I am new to machine learning techniques and I am not sure whether if there is any solution to problem that I am facing. The task that I want to find a highly nonlinear boundary is 3 dimensions but these dimensions I cannot select as features. So, if I want to find a decision boundary in x,y,z dimension, the inputs that I have are a,b,c,d..., etc. Of course, the inputs are correlated to the x,y,z dimension. The input features should model the boundary. In other words, as input feature values change the the decision boundary changes. I have huge data for inputs (a,b,c,d....) and respective decision boundary for those particular inputs.
Can anyone suggest me any suitable algorithm or methodology for such problem? Any small help is appreciated. Thanks in advance.
- This is the problem with purely tree-like decision rules. Reducing the number of variables is a goal of things various classification algorithms (see books coauthored by a person named Hastie). Eliminating variables is sometimes not too advantageous from the perspective of interpretation or planning.
- Instead, you might consider principal components analysis (PCA) reduction into your x,y,z dimensions, using the principal component scores instead of a,b,c,d.... However, in PCA, a,b,c,d... are likely to be correlated with each of the x,y,z dimensions to a greater or lesser extent. Rotation, usually the "Varimax" method, is helpful. If a,b,c,d do not correlate systematically with x,y,z as principal components (a type of latent variable), then you should revisit your theory of how a,b,c,d should relate to x,y,z. Otherwise, the question moves to the next level (next paragraph). Also, please understand that statistical correlational or PCA is not the only way of tying a,b,c,d to x,y,z, but PCA is the most basic, and other methods tend to build on its principles. PCA scores are linear (weighted) combinations of the inputs a,b,c,d to provide a score for each of x,y,z.

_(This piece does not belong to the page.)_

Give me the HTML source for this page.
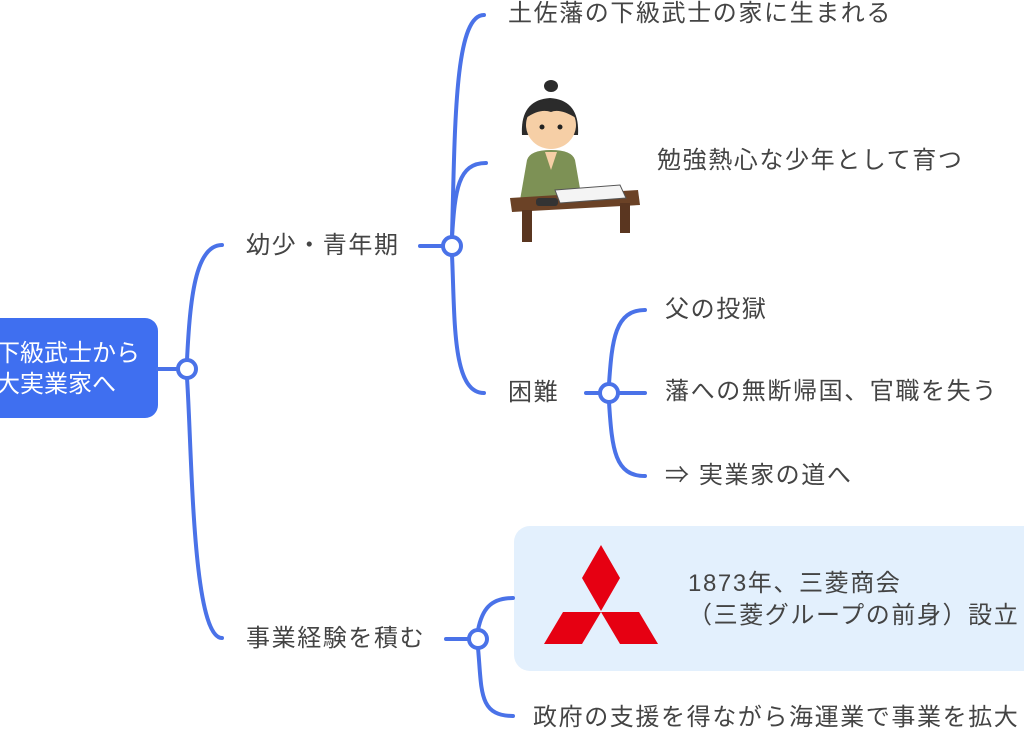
<!DOCTYPE html>
<html><head><meta charset="utf-8"><style>
html,body{margin:0;padding:0;background:#fff;}
body{width:1024px;height:731px;overflow:hidden;position:relative;font-family:"Liberation Sans","Noto Sans CJK JP",sans-serif;}
.t{position:absolute;font-size:24px;letter-spacing:1.6px;color:#444;white-space:nowrap;line-height:1;}
</style></head><body>
<svg width="1024" height="731" style="position:absolute;left:0;top:0">
<rect x="514" y="526" width="540" height="145" rx="16" fill="#e3f0fd"/>
<rect x="-20" y="318" width="178" height="100" rx="13" fill="#3f6ff0"/>
<g fill="none" stroke="#4a72e8" stroke-width="4" stroke-linecap="round">
<path d="M158 369 H178"/>
<path d="M187 360 C190 300 195 245 222 245"/>
<path d="M187 378 C192 450 192 638 222 638"/>
<path d="M420 246 H443"/>
<path d="M452 237 C455 120 455 15 484 15"/>
<path d="M452 237 C455 190 458 163 486 163"/>
<path d="M452 255 C455 320 452 393 484 393"/>
<path d="M586 393 H600"/>
<path d="M609 384 C612 340 615 310 645 310"/>
<path d="M618 393 H645"/>
<path d="M609 402 C612 450 615 476 645 476"/>
<path d="M446 639 H469"/>
<path d="M478 630 C482 610 490 598 513 598"/>
<path d="M478 648 C482 690 478 716 513 716"/>
</g>
<g fill="#fff" stroke="#4a72e8" stroke-width="4">
<circle cx="187" cy="369" r="9"/>
<circle cx="452" cy="246" r="9"/>
<circle cx="609" cy="393" r="9"/>
<circle cx="478" cy="639" r="9"/>
</g>
<g fill="#e60012">
<polygon points="601,545 620,578 601,611 582,578"/>
<polygon points="601,612 563,612 544,644 582,644"/>
<polygon points="601,612 639,612 658,644 620,644"/>
</g>
<g>
<path d="M522 135 Q520 100 550 98 Q580 100 578 135 Z" fill="#2b2b2b"/>
<ellipse cx="551" cy="86" rx="7" ry="6" fill="#2b2b2b"/>
<ellipse cx="551" cy="125" rx="25" ry="24" fill="#f6cfa6"/>
<path d="M526 118 Q530 100 551 100 Q572 100 576 118 Q560 108 551 112 Q540 108 526 118Z" fill="#2b2b2b"/>
<circle cx="542" cy="127" r="2.5" fill="#222"/><circle cx="560" cy="127" r="2.5" fill="#222"/>
<path d="M527 160 Q530 150 551 150 Q572 150 575 160 L582 200 L520 200Z" fill="#7d9155"/>
<path d="M545 152 L551 170 L557 152" fill="#f6cfa6"/>
<polygon points="510,198 638,190 640,205 512,212" fill="#6b4226"/>
<polygon points="555,190 620,185 626,198 560,203" fill="#f4f4f4" stroke="#555" stroke-width="1"/>
<rect x="522" y="210" width="10" height="32" fill="#5a3620"/>
<rect x="620" y="203" width="10" height="30" fill="#5a3620"/>
<rect x="536" y="198" width="22" height="8" rx="3" fill="#333"/>
</g>
</svg>
<div class="t" style="left:-4px;top:338px;color:#fff;font-size:24px;letter-spacing:0;line-height:31px;">下級武士から<br>大実業家へ</div>
<div class="t" style="left:246px;top:234px;">幼少・青年期</div>
<div class="t" style="left:246px;top:627px;">事業経験を積む</div>
<div class="t" style="left:508px;top:2px;">土佐藩の下級武士の家に生まれる</div>
<div class="t" style="left:657px;top:149px;">勉強熱心な少年として育つ</div>
<div class="t" style="left:508px;top:381px;">困難</div>
<div class="t" style="left:665px;top:298px;">父の投獄</div>
<div class="t" style="left:665px;top:380px;">藩への無断帰国、官職を失う</div>
<div class="t" style="left:665px;top:464px;">⇒ 実業家の道へ</div>
<div class="t" style="left:688px;top:568px;line-height:32px;">1873年、三菱商会<br>（三菱グループの前身）設立</div>
<div class="t" style="left:533px;top:706px;">政府の支援を得ながら海運業で事業を拡大</div>
</body></html>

- Next level. PCA scores for each of x,y,z can easily be used to create tree-like or linear model-based decision rules. Something like C5 or the more popular CHAID program would work to generate tree models. Alternatively, a multinomial / binary logit or multinomial / binary discriminant analysis could be used to generate classification rules based on linear combinations of the scores themselves (side note: PCA scores are more "normal" in distribution because they are additive in makeup).
- In data science, we rely on classification accuracy as long as it is robust (e.g., 10 random samples from the population have equally (or nearly equally) good correct classification rates) and reliable (strongly statistically significant parameter estimates and overall model fit statistics)). Neural net is also an alternative, a unique combination of tree and linear models.
- Final level. Does your predictive model, robust and reliable, produce enough of a return on investment to use in your organization? Because we (data scientists) are often seen as a "dark" resource, we become vulnerable if we waste time on things that aren't going to "lift all boats," as the metaphor goes. Although that principle may not have been articulated by management, you can bet that it will pop up if there is a lack of gainful/profitable output from the DS team.